Jessica realized that with Bounce.  Lynn realized that with Oscar.

Lynn wasn’t saying she gave up on Oscar.  She decided that the “We’re going to have fun whether we like it or not” walks just weren’t working.  Yes, she was able to Pilot Oscar past other dogs.  Yes, Oscar trusted her to do it, but each and every dog was considered such a threat to Oscar that the amount of Piloting necessary was a tremendous stress to Lynn. In other words, she did it, and then knew when to stop.

Oscar is still getting plenty of exercise (with an older canine sister and a dog “cousin”, if you will).  Oscar isn’t a youngster anymore himself, and is well into middle-aged for a dog, so he doesn’t require a huge amount of activity anymore.  He was never going to be that dog who relished walking through a crowd on the busy streets of Lakewood.  Yes, he could do it, but why?  Fundamentalists will be extremely up-in-arms over a dog who isn’t walked regularly, just as I was initially.  How dare she stop walking her dog!  But no living being should be boxed into doing something just because that’s how it’s always been done.  Oscar is still getting the Piloting, Activity and Work that he needs.  He’s getting the love and affection he wants.  So where was my problem?

In the future, I will always bridle a horse in the correct way: pseudo headlock style.  But if for some reason, the horse won’t accept the bit, I will think of Bounce and remember that the Accepted Way Of Doing Things isn’t about a regimen of uniformity and correctness.  It’s about looking out for an animal’s best interest and making them feel safe, secure and Piloted, which usually looks the same way each time.  But sometimes it just looks a little different than the AWODT.

Thank you, Bounce and Oscar, for teaching me that lesson.

Boots and Bee Photography by Brittany Graham

Boots and Bee Photography by Brittany Graham

Keep calm and pilot on

Kerry Stack
Darwin Dogs
Dog Training in Cleveland, Ohio

4 thoughts on “The Accepted Way of Doing Things – Challenging the Norm

  1. Thanks for this entry. My dog, a 5-year-old Beagle we rescued last August, used to be fine with other dogs. Ever since he’s been going to day care one day a week (this began in Feb.) he has gradually gotten more and more reactive. Does day care make dogs more aggressive? If so, if I stop I wonder if he would gradually become less reactive. One last comment, how does the backpack help with reactivity.

    • Hi Chris –
      I’m sorry to hear that you are having problems with reactivity. In my experience, day care should not be making your dog more reactive. However, not Piloting your dog can make them more and more reactive. Your dog is asking you a question when he sees another dog: “Is that dog a threat?” He’s not receiving an answer from you (aka Piloting), so he’s answering his own questions. This makes for a very bad situation, especially since he’s decided they are a threat.

      Please see my blog post: “No Other Option” for more information on dog reactivity.

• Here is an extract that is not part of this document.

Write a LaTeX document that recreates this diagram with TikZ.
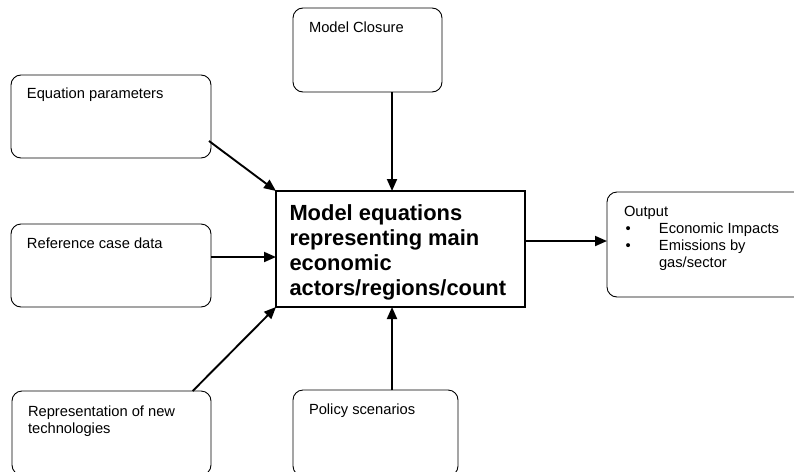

      As far as the backpack, it doesn’t directly help with reactivity, but what it does to is help tire your dog out (The “Activity” part of the Piloting, Activity and Work – PAW Method). It helps them focus on the job at hand as well, which in this case, is the walk. You aren’t looking to exhaust your dog, more like you going for a walk while carrying a small bag. You aren’t exhausted, it just merely took a little more energy. That’s energy your dog can’t put towards reactivity. There are also some schools of thought that the backpack helps in the same way that a Thunder Shirt does.

      I hope this help. Please let me know if you have any other questions!

      • Thank you for the reply, Kerry. I’ve read Danika’s posts before but they were a good refresher to read again. How much weight do you suggest in a backpack for 30-pound dog?

        • Thirty pounds is not a good indicator. A French bulldog and an Aussie can weigh almost the same amount, but a bulldog is built for strength, whereas an Aussie is all about endurance. The weight should be based upon body type.

          A good place to start would be 1/3 cup of coffee, dried beans or rice in a Baggie on each side. Add weight as needed, but be very careful and go slowly.